**Data for this task**
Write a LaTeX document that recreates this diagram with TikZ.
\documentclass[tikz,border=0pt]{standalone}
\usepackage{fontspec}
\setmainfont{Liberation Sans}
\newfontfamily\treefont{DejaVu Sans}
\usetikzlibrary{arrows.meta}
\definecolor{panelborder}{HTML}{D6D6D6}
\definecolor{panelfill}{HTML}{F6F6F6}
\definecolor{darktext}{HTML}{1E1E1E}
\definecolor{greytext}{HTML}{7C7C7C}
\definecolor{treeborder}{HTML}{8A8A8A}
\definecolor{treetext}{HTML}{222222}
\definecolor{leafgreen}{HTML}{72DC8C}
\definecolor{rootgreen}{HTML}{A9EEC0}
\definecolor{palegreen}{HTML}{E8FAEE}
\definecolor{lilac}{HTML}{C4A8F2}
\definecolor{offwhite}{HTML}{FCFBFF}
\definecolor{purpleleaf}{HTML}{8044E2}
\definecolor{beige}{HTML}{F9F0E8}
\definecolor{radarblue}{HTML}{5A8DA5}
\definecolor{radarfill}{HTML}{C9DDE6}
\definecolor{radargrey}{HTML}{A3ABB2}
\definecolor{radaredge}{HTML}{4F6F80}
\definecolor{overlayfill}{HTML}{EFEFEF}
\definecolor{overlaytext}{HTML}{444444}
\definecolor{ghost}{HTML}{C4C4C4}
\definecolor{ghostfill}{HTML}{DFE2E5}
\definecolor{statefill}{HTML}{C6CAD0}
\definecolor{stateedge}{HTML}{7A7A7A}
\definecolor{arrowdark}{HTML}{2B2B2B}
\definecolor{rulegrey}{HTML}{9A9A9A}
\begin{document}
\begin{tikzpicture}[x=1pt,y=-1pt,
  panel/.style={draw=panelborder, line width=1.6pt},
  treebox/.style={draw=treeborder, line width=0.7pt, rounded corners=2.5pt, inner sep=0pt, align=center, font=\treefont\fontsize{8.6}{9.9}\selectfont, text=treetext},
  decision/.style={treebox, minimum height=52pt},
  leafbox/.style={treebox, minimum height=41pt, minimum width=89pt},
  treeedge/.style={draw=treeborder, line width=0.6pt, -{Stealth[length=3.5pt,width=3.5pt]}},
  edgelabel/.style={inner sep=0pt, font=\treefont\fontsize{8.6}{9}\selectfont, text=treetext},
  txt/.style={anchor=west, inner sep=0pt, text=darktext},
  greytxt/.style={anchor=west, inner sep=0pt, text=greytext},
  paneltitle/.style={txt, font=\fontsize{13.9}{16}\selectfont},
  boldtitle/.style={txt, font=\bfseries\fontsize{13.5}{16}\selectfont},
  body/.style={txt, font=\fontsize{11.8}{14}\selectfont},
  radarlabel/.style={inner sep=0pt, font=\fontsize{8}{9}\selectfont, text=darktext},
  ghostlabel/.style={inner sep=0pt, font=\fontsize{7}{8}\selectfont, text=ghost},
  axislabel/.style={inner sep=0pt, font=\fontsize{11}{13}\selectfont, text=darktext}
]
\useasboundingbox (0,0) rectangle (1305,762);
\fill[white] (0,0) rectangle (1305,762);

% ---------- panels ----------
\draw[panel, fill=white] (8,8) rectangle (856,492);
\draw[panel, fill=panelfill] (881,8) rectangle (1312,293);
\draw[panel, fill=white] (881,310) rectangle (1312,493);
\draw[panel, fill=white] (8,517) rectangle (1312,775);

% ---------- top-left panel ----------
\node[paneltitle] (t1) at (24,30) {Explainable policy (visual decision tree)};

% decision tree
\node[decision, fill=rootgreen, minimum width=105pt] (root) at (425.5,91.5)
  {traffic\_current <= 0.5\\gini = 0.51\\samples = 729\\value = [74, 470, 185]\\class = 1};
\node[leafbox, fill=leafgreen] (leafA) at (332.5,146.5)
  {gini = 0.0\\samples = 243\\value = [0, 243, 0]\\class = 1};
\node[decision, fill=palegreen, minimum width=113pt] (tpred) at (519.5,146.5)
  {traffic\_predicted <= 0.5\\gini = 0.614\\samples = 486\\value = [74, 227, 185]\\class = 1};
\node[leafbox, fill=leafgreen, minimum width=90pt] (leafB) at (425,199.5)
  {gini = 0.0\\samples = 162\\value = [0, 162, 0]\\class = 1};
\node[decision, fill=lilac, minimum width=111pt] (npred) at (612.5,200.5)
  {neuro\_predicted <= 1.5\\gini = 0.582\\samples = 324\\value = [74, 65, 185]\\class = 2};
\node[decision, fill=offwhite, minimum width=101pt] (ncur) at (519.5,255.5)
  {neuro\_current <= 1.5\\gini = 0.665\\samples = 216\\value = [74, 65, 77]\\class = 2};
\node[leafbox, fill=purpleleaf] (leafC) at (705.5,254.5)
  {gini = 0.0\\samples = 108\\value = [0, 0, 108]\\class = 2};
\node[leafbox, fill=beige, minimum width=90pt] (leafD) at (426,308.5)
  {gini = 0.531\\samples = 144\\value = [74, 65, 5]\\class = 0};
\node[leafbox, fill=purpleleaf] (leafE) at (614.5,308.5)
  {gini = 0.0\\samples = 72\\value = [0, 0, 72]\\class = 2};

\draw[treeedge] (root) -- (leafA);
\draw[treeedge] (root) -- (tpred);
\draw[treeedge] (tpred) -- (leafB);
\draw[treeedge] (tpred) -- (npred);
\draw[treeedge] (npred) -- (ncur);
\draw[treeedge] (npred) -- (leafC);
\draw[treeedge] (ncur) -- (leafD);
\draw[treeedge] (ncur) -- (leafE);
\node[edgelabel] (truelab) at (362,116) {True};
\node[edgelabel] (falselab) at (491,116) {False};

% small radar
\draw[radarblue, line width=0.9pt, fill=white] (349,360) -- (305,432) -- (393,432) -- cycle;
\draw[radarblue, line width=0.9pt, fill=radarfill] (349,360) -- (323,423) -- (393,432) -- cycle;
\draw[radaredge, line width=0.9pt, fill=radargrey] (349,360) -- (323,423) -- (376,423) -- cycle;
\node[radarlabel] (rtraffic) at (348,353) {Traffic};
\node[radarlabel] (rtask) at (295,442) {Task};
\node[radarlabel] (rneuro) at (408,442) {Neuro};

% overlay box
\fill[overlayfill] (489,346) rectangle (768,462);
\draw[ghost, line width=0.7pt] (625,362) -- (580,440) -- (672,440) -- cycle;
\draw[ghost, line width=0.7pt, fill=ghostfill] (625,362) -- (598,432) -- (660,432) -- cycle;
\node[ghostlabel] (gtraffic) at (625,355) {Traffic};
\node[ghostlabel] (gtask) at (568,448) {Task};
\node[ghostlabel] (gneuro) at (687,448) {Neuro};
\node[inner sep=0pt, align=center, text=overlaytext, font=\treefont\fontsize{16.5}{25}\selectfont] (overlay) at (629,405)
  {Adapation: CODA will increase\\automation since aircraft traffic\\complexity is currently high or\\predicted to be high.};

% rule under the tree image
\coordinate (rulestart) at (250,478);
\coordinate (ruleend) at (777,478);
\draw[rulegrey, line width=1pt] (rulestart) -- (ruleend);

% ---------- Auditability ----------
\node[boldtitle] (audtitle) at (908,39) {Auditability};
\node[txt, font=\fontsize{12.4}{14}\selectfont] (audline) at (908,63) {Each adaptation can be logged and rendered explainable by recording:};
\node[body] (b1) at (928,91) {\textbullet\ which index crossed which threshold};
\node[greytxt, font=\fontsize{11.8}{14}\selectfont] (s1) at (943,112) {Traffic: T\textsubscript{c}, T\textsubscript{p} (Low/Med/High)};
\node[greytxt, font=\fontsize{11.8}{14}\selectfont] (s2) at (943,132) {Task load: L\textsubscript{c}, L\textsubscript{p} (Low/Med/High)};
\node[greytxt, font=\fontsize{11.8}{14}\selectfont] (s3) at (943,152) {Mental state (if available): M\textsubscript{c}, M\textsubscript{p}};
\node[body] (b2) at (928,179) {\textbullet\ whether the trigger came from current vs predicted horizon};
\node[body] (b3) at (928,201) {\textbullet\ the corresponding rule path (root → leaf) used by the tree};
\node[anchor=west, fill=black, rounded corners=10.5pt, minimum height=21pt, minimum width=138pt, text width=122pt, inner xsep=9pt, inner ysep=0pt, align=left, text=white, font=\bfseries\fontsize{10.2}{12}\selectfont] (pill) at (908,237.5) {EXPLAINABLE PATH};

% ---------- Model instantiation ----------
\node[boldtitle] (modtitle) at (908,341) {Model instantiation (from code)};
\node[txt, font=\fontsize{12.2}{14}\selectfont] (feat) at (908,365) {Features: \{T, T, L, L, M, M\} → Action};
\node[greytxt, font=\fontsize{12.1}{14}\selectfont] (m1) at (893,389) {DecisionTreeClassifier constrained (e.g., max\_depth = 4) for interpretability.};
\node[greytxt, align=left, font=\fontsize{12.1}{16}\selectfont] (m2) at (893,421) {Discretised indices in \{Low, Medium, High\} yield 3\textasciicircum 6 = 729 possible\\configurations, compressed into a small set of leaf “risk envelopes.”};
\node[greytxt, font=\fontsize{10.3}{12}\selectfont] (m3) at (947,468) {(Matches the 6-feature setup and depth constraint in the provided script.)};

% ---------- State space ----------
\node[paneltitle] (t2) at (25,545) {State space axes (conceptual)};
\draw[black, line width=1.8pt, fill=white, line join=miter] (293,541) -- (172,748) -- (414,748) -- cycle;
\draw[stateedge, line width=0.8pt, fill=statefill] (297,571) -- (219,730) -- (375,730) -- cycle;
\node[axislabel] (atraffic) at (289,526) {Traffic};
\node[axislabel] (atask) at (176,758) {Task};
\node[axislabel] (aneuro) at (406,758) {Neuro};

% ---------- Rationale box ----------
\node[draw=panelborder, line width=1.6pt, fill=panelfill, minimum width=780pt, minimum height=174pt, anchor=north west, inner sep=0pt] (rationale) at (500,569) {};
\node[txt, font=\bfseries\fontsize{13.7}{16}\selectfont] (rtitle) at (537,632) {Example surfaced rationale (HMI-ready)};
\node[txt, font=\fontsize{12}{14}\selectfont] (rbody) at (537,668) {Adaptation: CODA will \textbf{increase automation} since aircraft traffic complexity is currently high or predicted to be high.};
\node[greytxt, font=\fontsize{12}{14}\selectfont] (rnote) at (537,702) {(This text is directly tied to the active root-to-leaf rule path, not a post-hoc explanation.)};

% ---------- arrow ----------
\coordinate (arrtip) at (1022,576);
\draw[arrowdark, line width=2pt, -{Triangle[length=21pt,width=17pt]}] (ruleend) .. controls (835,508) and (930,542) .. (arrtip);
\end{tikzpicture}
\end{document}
* * *
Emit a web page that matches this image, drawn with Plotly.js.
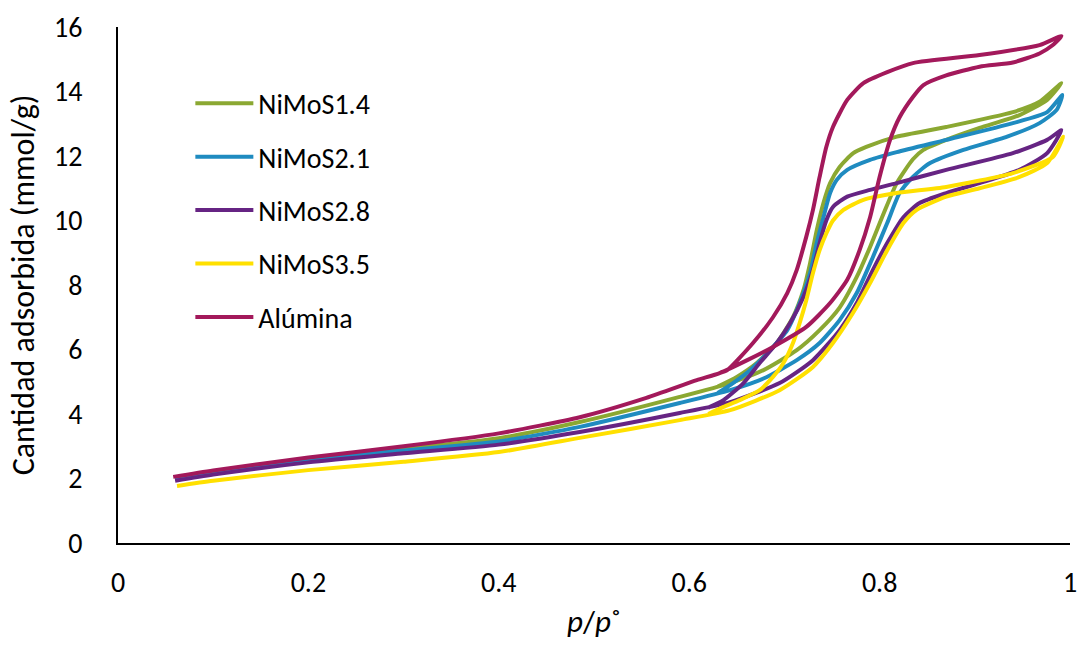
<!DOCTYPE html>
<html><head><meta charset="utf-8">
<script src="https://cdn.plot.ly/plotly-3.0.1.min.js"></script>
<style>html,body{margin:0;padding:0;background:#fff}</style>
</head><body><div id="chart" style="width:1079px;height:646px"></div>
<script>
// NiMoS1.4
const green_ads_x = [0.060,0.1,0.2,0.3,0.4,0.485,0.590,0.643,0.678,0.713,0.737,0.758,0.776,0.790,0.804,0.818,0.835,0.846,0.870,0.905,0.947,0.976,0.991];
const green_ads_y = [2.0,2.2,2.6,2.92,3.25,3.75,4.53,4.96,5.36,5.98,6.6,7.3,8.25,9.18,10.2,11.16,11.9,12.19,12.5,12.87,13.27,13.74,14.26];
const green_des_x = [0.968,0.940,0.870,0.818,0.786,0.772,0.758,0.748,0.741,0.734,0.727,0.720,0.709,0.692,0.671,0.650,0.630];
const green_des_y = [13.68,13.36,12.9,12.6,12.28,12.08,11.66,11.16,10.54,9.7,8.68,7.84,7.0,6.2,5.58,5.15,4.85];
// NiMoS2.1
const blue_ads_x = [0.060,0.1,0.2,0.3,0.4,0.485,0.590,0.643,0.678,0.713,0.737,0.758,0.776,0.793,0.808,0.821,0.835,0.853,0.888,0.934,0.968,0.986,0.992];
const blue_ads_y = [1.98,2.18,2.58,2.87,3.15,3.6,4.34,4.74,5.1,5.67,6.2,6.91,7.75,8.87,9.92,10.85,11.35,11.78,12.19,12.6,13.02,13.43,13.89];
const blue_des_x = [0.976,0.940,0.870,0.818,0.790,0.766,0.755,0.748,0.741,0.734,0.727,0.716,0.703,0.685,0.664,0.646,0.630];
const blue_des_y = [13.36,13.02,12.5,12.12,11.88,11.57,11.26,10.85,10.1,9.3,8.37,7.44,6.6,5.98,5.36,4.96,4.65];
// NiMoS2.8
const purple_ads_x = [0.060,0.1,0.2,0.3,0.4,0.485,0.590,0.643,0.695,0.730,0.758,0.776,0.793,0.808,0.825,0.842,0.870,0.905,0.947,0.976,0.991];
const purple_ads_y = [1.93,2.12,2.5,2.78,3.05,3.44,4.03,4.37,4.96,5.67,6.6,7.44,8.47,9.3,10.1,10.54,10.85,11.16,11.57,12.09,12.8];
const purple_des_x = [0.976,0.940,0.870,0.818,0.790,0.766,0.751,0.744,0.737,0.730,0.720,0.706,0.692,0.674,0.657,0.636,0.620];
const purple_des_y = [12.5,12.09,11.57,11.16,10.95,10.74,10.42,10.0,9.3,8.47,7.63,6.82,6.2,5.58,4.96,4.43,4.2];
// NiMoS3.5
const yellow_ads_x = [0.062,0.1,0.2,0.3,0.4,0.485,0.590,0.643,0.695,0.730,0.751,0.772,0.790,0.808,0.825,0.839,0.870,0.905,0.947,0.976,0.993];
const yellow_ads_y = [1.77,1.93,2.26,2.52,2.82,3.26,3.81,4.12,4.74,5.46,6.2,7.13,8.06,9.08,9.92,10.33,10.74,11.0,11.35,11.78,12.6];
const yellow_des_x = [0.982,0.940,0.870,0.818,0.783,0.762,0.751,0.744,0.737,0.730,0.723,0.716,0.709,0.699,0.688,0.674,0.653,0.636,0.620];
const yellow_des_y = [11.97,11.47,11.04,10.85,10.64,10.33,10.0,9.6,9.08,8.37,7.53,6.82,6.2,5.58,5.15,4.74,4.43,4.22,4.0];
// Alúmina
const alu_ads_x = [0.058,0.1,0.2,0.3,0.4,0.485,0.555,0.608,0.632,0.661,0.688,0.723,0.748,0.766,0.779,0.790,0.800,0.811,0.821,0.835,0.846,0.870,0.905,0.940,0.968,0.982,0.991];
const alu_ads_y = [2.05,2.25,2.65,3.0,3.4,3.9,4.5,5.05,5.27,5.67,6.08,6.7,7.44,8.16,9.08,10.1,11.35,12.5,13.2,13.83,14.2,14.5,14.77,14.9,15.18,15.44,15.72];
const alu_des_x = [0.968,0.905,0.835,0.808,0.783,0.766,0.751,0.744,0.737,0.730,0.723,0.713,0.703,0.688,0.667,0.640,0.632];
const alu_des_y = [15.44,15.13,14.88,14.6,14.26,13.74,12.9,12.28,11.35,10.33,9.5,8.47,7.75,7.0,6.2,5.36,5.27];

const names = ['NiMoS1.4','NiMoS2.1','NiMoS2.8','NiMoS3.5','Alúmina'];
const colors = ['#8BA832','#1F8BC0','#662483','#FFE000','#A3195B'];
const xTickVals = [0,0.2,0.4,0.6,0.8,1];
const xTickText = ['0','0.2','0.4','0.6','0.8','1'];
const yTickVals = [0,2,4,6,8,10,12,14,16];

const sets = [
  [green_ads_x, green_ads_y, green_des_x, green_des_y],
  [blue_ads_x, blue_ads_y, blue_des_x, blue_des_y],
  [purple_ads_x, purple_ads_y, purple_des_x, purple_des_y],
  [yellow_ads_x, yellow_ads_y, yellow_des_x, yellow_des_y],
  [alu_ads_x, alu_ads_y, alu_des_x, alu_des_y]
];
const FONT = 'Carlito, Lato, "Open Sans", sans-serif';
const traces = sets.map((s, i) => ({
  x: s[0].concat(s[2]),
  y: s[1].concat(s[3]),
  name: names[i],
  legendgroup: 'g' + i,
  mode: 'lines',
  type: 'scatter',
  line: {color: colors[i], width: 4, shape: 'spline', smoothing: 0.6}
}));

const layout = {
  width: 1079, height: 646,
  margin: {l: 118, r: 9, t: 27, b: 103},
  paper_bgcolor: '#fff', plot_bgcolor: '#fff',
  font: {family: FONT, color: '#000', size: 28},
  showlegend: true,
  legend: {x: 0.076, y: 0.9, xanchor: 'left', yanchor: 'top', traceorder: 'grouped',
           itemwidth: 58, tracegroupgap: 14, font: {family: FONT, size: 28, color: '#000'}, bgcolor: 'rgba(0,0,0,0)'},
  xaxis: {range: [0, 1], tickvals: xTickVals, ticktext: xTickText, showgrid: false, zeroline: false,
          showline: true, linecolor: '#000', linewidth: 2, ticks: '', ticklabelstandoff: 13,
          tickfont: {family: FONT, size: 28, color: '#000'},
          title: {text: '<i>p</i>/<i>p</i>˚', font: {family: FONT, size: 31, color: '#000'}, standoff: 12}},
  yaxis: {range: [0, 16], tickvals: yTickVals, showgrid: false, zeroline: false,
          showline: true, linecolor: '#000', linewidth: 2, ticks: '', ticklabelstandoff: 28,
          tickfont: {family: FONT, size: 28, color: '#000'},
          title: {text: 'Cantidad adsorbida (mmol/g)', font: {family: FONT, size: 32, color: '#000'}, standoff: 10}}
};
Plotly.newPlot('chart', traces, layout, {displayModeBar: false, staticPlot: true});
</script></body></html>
* * *
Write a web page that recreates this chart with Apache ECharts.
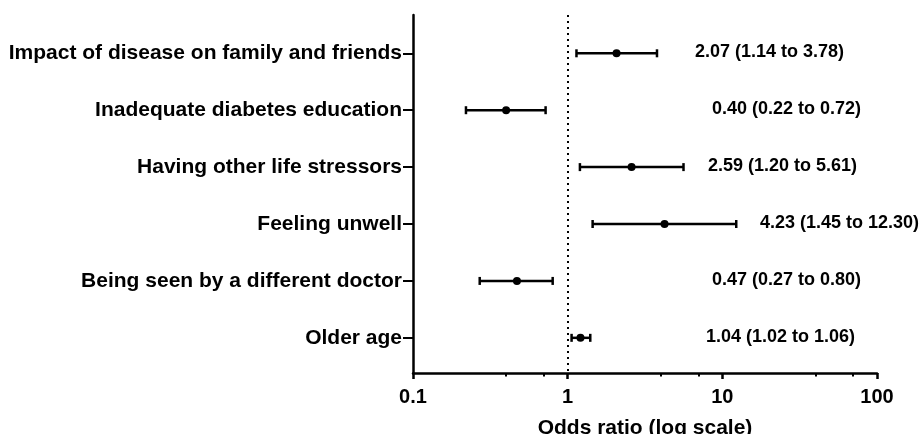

**Exercise aim**
Search the entries for the string "image" and collect each line that has it.

**Output below**
% rule under the tree image
Emit a web page that matches this image, drawn with Plotly.js.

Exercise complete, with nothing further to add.